WHAT YOU NEED TO DO:
All lines from the beginning of the listing through the line with "m4_E = [-0.65, -0.49, -0.27, -0.04, 0.123, 0.221, 0.265]" are to be copied word for word; the pictures are not.
━━━━━━━━━━━━━━━━━━━━━━━━━━━━━━
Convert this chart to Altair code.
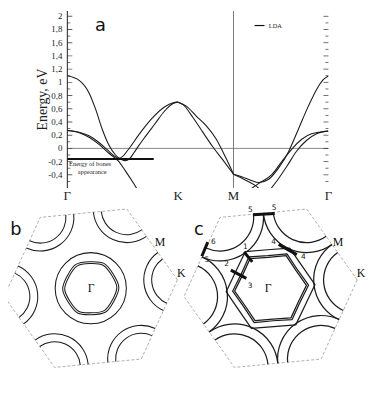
import math
import altair as alt
import pandas as pd

SERIF = "Liberation Serif"
SANS = "DejaVu Sans"
INK = "#1c1c1c"

# ================= panel a : bands along Γ–K–M–Γ =================
# path coordinate: Γ = 0, K = 1, M = 1.5, Γ = 2.357
kpath_pos = [0.0, 1.0, 1.5, 2.357]
kpath_lab = ["Γ", "K", "M", "Γ"]
y_major = [-0.4, -0.2, 0.0, 0.2, 0.4, 0.6, 0.8, 1.0, 1.2, 1.4, 1.6, 1.8, 2.0]
y_minor = [-0.5, -0.3, -0.1, 0.1, 0.3, 0.5, 0.7, 0.9, 1.1, 1.3, 1.5, 1.7, 1.9]
y_title = "Energy, eV"

b1_k = [0, 0.107, 0.196, 0.256, 0.315, 0.375, 0.435, 0.48, 0.52, 0.56, 0.60, 0.64, 0.70, 0.79, 0.88, 0.955, 1.0]
b1_E = [1.10, 1.03, 0.84, 0.59, 0.29, 0.05, -0.10, -0.16, -0.185, -0.16, -0.07, 0.03, 0.17, 0.37, 0.57, 0.68, 0.70]
b2_k = [0, 0.107, 0.196, 0.286, 0.36, 0.42, 0.464, 0.50, 0.54, 0.58, 0.643, 0.762, 0.88, 0.955, 1.0]
b2_E = [0.27, 0.245, 0.19, 0.09, -0.02, -0.11, -0.15, -0.12, -0.04, 0.05, 0.20, 0.45, 0.63, 0.69, 0.70]
b3_k = [0, 0.107, 0.196, 0.286, 0.375, 0.464, 0.524, 0.583, 0.628, 0.66]
b3_E = [0.27, 0.236, 0.168, 0.06, -0.074, -0.196, -0.34, -0.49, -0.61, -0.70]
k1_k = [1.0, 1.045, 1.134, 1.223, 1.3125, 1.402, 1.5]
k1_E = [0.70, 0.663, 0.467, 0.246, 0.025, -0.171, -0.392]
k2_k = [1.0, 1.074, 1.164, 1.253, 1.342, 1.432, 1.5]
k2_E = [0.70, 0.64, 0.49, 0.345, 0.147, -0.147, -0.392]
m1_k = [1.5, 1.58, 1.655, 1.729, 1.818, 1.908, 1.997, 2.087, 2.176, 2.265, 2.31, 2.357]
m1_E = [-0.392, -0.432, -0.481, -0.516, -0.466, -0.295, -0.049, 0.295, 0.64, 0.934, 1.04, 1.096]
m2_k = [1.5, 1.61, 1.699, 1.759]
m2_E = [-0.392, -0.481, -0.564, -0.65]
m3_k = [1.625, 1.729, 1.848, 1.9375, 2.027, 2.116, 2.205, 2.357]
m3_E = [-0.65, -0.53, -0.392, -0.196, -0.01, 0.138, 0.221, 0.26]
m4_k = [1.818, 1.893, 1.982, 2.071, 2.161, 2.25, 2.357]
m4_E = [-0.65, -0.49, -0.27, -0.04, 0.123, 0.221, 0.265]

bones_E = -0.16
bones_k = [0.0, 0.78]
bones_text = ["Energy of bones", "appearance"]

# ================= panels b, c : Fermi contours (px from Γ, y up) =================
bz_x = [87.6, 36.5, -51.1, -87.6, -36.5, 51.1]
bz_y = [8.4, 80.1, 71.6, -8.4, -80.1, -71.6]
k_sector_start = [204.5, 144.5, 84.5, 24.5, 324.5, 264.5]   # deg, clockwise from 12 o'clock

# Γ-centred hexagonal contours: radius to the corners / to the flat sides, tilt (deg)
b_hex_corner = [31.0, 28.8]
b_hex_flat = [26.8, 24.9]
b_hex_tilt = 2.0
b_gamma_circle_r = [36]
b_k_arc_r = [26, 34]

c_hex_corner = [38.5, 36.4, 45.0]
c_hex_flat = [33.0, 31.3, 39.0]
c_hex_tilt = 4.5
c_k_arc_r = [34, 44]

c_seg_x1 = [-17.8, -63.5, -26.8, -40.2, 8.2]
c_seg_y1 = [74.3, 46.6, 36.6, 18.3, 44.3]
c_seg_x2 = [4.2, -69.5, -18.5, -24.5, 26.5]
c_seg_y2 = [75.6, 32.3, 26.6, 10.0, 34.0]
c_num_text = ["5", "5", "6", "5", "1", "2", "3", "4", "4"]
c_num_x = [-20.5, 3.5, -57.8, -64.5, -25.5, -44.5, -20.8, 3.2, 33.2]
c_num_y = [79.3, 81.3, 46.3, 28.3, 41.3, 24.3, 2.6, 46.6, 31.6]

# ---------------- panel a ----------------
series = {"b1": (b1_k, b1_E), "b2": (b2_k, b2_E), "b3": (b3_k, b3_E),
          "k1": (k1_k, k1_E), "k2": (k2_k, k2_E), "m1": (m1_k, m1_E),
          "m2": (m2_k, m2_E), "m3": (m3_k, m3_E), "m4": (m4_k, m4_E)}
rows = []
for name, (ks, es) in series.items():
    for i, (k, e) in enumerate(zip(ks, es)):
        rows.append({"band": name, "i": i, "k": k, "E": e})
bands_df = pd.DataFrame(rows)

EMIN, EMAX = -0.6, 2.08
kscale = alt.Scale(domain=[-0.5357, 2.357], nice=False, zero=False)
escale = alt.Scale(domain=[EMIN, EMAX], nice=False, zero=False)
xk = alt.X("k:Q", scale=kscale, axis=None)
yE = alt.Y("E:Q", scale=escale, axis=None)

zero_layer = alt.Chart(pd.DataFrame({"k": [kpath_pos[0]], "k2": [kpath_pos[-1]], "E": [0.0]})).mark_rule(
    color="#7a7a7a", strokeWidth=0.9).encode(x=xk, x2="k2", y=yE)
m_layer = alt.Chart(pd.DataFrame({"k": [kpath_pos[2]]})).mark_rule(
    color="#6a6a6a", strokeWidth=0.9).encode(x=xk)
yaxis_line = alt.Chart(pd.DataFrame({"k": [kpath_pos[0]]})).mark_rule(
    color=INK, strokeWidth=1).encode(x=xk)
bands_layer = alt.Chart(bands_df).mark_line(
    interpolate="monotone", color=INK, strokeWidth=1.1, clip=True).encode(
    x=xk, y=yE, detail="band:N", order="i:Q")
bones_layer = alt.Chart(pd.DataFrame({"k": [bones_k[0]], "k2": [bones_k[1]], "E": [bones_E]})).mark_rule(
    color="#111111", strokeWidth=2.2).encode(x=xk, x2="k2", y=yE)
bones_txt_layer = alt.Chart(pd.DataFrame({"k": [0.205, 0.225], "E": [-0.27, -0.385], "t": bones_text})).mark_text(
    font=SERIF, fontSize=6.5, color=INK, align="center", baseline="alphabetic").encode(x=xk, y=yE, text="t:N")
a_layer = alt.Chart(pd.DataFrame({"k": [0.30], "E": [1.78], "t": ["a"]})).mark_text(
    font=SANS, fontSize=18, color="#111111", align="center", baseline="alphabetic").encode(x=xk, y=yE, text="t:N")
leg_line = alt.Chart(pd.DataFrame({"k": [1.69], "k2": [1.78], "E": [1.86]})).mark_rule(
    color="#111111", strokeWidth=1.2).encode(x=xk, x2="k2", y=yE)
leg_txt = alt.Chart(pd.DataFrame({"k": [1.818], "E": [1.86], "t": ["LDA"]})).mark_text(
    font=SERIF, fontSize=6.5, color=INK, align="left", baseline="middle").encode(x=xk, y=yE, text="t:N")

ylab_df = pd.DataFrame({"k": [kpath_pos[0]] * len(y_major), "E": y_major,
                        "t": [f"{v:g}".replace(".", ",") for v in y_major]})
ylab_layer = alt.Chart(ylab_df).mark_text(
    font=SERIF, fontSize=9, color=INK, align="right", baseline="middle", xOffset=-5).encode(
    x=xk, y=yE, text="t:N")
ytitle_layer = alt.Chart(pd.DataFrame({"k": [-0.222], "E": [0.74], "t": [y_title]})).mark_text(
    font=SERIF, fontSize=14, color=INK, align="center", baseline="middle", angle=270).encode(
    x=xk, y=yE, text="t:N")
xlab_df = pd.DataFrame({"k": kpath_pos, "E": [EMIN] * 4, "t": kpath_lab})
xlab_layer = alt.Chart(xlab_df).mark_text(
    font=SERIF, fontSize=13, color=INK, align="center", baseline="top", yOffset=2).encode(
    x=xk, y=yE, text="t:N")

tick_rows = []
for side, kk in (("L", kpath_pos[0]), ("R", kpath_pos[-1])):
    for v in y_major:
        tick_rows.append({"k": kk, "E": v, "side": side, "kind": "major"})
    for v in y_minor:
        tick_rows.append({"k": kk, "E": v, "side": side, "kind": "minor"})
ticks_df = pd.DataFrame(tick_rows)
tick_layers = []
for side, sgn in (("L", 1), ("R", -1)):
    for kind, ln in (("major", 5), ("minor", 3)):
        tick_layers.append(
            alt.Chart(ticks_df).transform_filter(
                f"datum.side == '{side}' && datum.kind == '{kind}'").mark_tick(
                orient="horizontal", size=ln, thickness=0.9, xOffset=sgn * ln / 2, color=INK).encode(x=xk, y=yE))

panel_a = alt.layer(zero_layer, m_layer, yaxis_line, bands_layer, bones_layer, bones_txt_layer, a_layer,
                    leg_line, leg_txt, ylab_layer, ytitle_layer, xlab_layer,
                    *tick_layers).properties(width=324, height=179)


# ---------------- panels b, c ----------------
def hex_table(corners, flats, tilt):
    rows = []
    for s, (rc, rf) in enumerate(zip(corners, flats)):
        for j in range(12):
            r = rc if j % 2 == 0 else rf
            a = math.radians(tilt + 30 * j)
            rows.append({"s": s, "j": j, "x": r * math.cos(a), "y": r * math.sin(a)})
    return pd.DataFrame(rows)


def bz_panel(xdom, width, hex_df, hex_interp, arc_r, circle_r, label_df, extras, lw):
    xs = alt.Scale(domain=xdom, nice=False, zero=False)
    ys = alt.Scale(domain=[-83.7, 83.3], nice=False, zero=False)
    X = lambda f: alt.X(f"{f}:Q", scale=xs, axis=None)
    Y = lambda f: alt.Y(f"{f}:Q", scale=ys, axis=None)

    border = alt.Chart(pd.DataFrame({"x": bz_x, "y": bz_y, "i": list(range(6))})).mark_line(
        interpolate="linear-closed", color="#9a9a9a", strokeWidth=0.8, strokeDash=[3, 2], clip=True).encode(
        x=X("x"), y=Y("y"), order="i:Q")

    hexes = alt.Chart(hex_df).mark_line(
        interpolate=hex_interp, color=INK, strokeWidth=lw, strokeJoin="round").encode(
        x=X("x"), y=Y("y"), detail="s:N", order="j:Q")

    arows = []
    for r in circle_r:
        arows.append({"cx": 0.0, "cy": 0.0, "t1": 0.0, "t2": 2 * math.pi, "r": r})
    for cx, cy, st in zip(bz_x, bz_y, k_sector_start):
        for r in arc_r:
            arows.append({"cx": cx, "cy": cy, "t1": math.radians(st), "t2": math.radians(st + 120), "r": r})
    arcs = alt.Chart(pd.DataFrame(arows)).mark_arc(filled=False, color=INK, strokeWidth=lw).encode(
        x=X("cx"), y=Y("cy"),
        theta=alt.Theta("t1:Q", scale=None, stack=None), theta2=alt.Theta2("t2"),
        radius=alt.Radius("r:Q", scale=None), radius2=alt.Radius2("r"))

    labs = alt.Chart(label_df).transform_filter("datum.kind == 'pt'").mark_text(
        font=SERIF, fontSize=12, color="#111111", align="center", baseline="middle").encode(
        x=X("x"), y=Y("y"), text="t:N")
    letter = alt.Chart(label_df).transform_filter("datum.kind == 'letter'").mark_text(
        font=SANS, fontSize=18, color="#111111", align="center", baseline="alphabetic").encode(
        x=X("x"), y=Y("y"), text="t:N")
    layers = [border, hexes, arcs, labs, letter] + [e(X, Y) for e in extras]
    return alt.layer(*layers).properties(width=width, height=167)


b_labels = pd.DataFrame({"t": ["Γ", "M", "K", "b"], "x": [0.3, 70.0, 91.6, -75.7],
                         "y": [0.0, 46.6, 15.0, 53.3], "kind": ["pt", "pt", "pt", "letter"]})
c_labels = pd.DataFrame({"t": ["Γ", "M", "K", "c"], "x": [-2.5, 68.2, 91.5, -72.5],
                         "y": [0.0, 46.6, 15.0, 53.3], "kind": ["pt", "pt", "pt", "letter"]})


def c_segments(X, Y):
    df = pd.DataFrame({"x1": c_seg_x1, "y1": c_seg_y1, "x2": c_seg_x2, "y2": c_seg_y2})
    return alt.Chart(df).mark_rule(color="#111111", strokeWidth=3, strokeCap="butt").encode(
        x=X("x1"), y=Y("y1"), x2="x2", y2="y2")


def c_numbers(X, Y):
    df = pd.DataFrame({"t": c_num_text, "x": c_num_x, "y": c_num_y})
    return alt.Chart(df).mark_text(font=SANS, fontSize=7.5, color="#222222", align="center",
                                   baseline="middle").encode(x=X("x"), y=Y("y"), text="t:N")


panel_b = bz_panel([-83.7, 92.3], 176, hex_table(b_hex_corner, b_hex_flat, b_hex_tilt), "basis-closed",
                   b_k_arc_r, b_gamma_circle_r, b_labels, [], 1.05)
panel_c = bz_panel([-87.5, 92.5], 180, hex_table(c_hex_corner, c_hex_flat, c_hex_tilt), "linear-closed",
                   c_k_arc_r, [], c_labels, [c_segments, c_numbers], 1.25)

bottom = alt.hconcat(panel_b, panel_c, spacing=2, bounds="flush")
chart = alt.vconcat(panel_a, bottom, spacing=18, bounds="flush").properties(
    padding=0).configure_view(strokeOpacity=0)

chart.save("out.html", embed_options={"renderer": "svg", "actions": False})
━━━━━━━━━━━━━━━━━━━━━━━━━━━━━━
ANSWER TO THE TASK:
Convert this chart to Altair code.
import math
import altair as alt
import pandas as pd

SERIF = "Liberation Serif"
SANS = "DejaVu Sans"
INK = "#1c1c1c"

# ================= panel a : bands along Γ–K–M–Γ =================
# path coordinate: Γ = 0, K = 1, M = 1.5, Γ = 2.357
kpath_pos = [0.0, 1.0, 1.5, 2.357]
kpath_lab = ["Γ", "K", "M", "Γ"]
y_major = [-0.4, -0.2, 0.0, 0.2, 0.4, 0.6, 0.8, 1.0, 1.2, 1.4, 1.6, 1.8, 2.0]
y_minor = [-0.5, -0.3, -0.1, 0.1, 0.3, 0.5, 0.7, 0.9, 1.1, 1.3, 1.5, 1.7, 1.9]
y_title = "Energy, eV"

b1_k = [0, 0.107, 0.196, 0.256, 0.315, 0.375, 0.435, 0.48, 0.52, 0.56, 0.60, 0.64, 0.70, 0.79, 0.88, 0.955, 1.0]
b1_E = [1.10, 1.03, 0.84, 0.59, 0.29, 0.05, -0.10, -0.16, -0.185, -0.16, -0.07, 0.03, 0.17, 0.37, 0.57, 0.68, 0.70]
b2_k = [0, 0.107, 0.196, 0.286, 0.36, 0.42, 0.464, 0.50, 0.54, 0.58, 0.643, 0.762, 0.88, 0.955, 1.0]
b2_E = [0.27, 0.245, 0.19, 0.09, -0.02, -0.11, -0.15, -0.12, -0.04, 0.05, 0.20, 0.45, 0.63, 0.69, 0.70]
b3_k = [0, 0.107, 0.196, 0.286, 0.375, 0.464, 0.524, 0.583, 0.628, 0.66]
b3_E = [0.27, 0.236, 0.168, 0.06, -0.074, -0.196, -0.34, -0.49, -0.61, -0.70]
k1_k = [1.0, 1.045, 1.134, 1.223, 1.3125, 1.402, 1.5]
k1_E = [0.70, 0.663, 0.467, 0.246, 0.025, -0.171, -0.392]
k2_k = [1.0, 1.074, 1.164, 1.253, 1.342, 1.432, 1.5]
k2_E = [0.70, 0.64, 0.49, 0.345, 0.147, -0.147, -0.392]
m1_k = [1.5, 1.58, 1.655, 1.729, 1.818, 1.908, 1.997, 2.087, 2.176, 2.265, 2.31, 2.357]
m1_E = [-0.392, -0.432, -0.481, -0.516, -0.466, -0.295, -0.049, 0.295, 0.64, 0.934, 1.04, 1.096]
m2_k = [1.5, 1.61, 1.699, 1.759]
m2_E = [-0.392, -0.481, -0.564, -0.65]
m3_k = [1.625, 1.729, 1.848, 1.9375, 2.027, 2.116, 2.205, 2.357]
m3_E = [-0.65, -0.53, -0.392, -0.196, -0.01, 0.138, 0.221, 0.26]
m4_k = [1.818, 1.893, 1.982, 2.071, 2.161, 2.25, 2.357]
m4_E = [-0.65, -0.49, -0.27, -0.04, 0.123, 0.221, 0.265]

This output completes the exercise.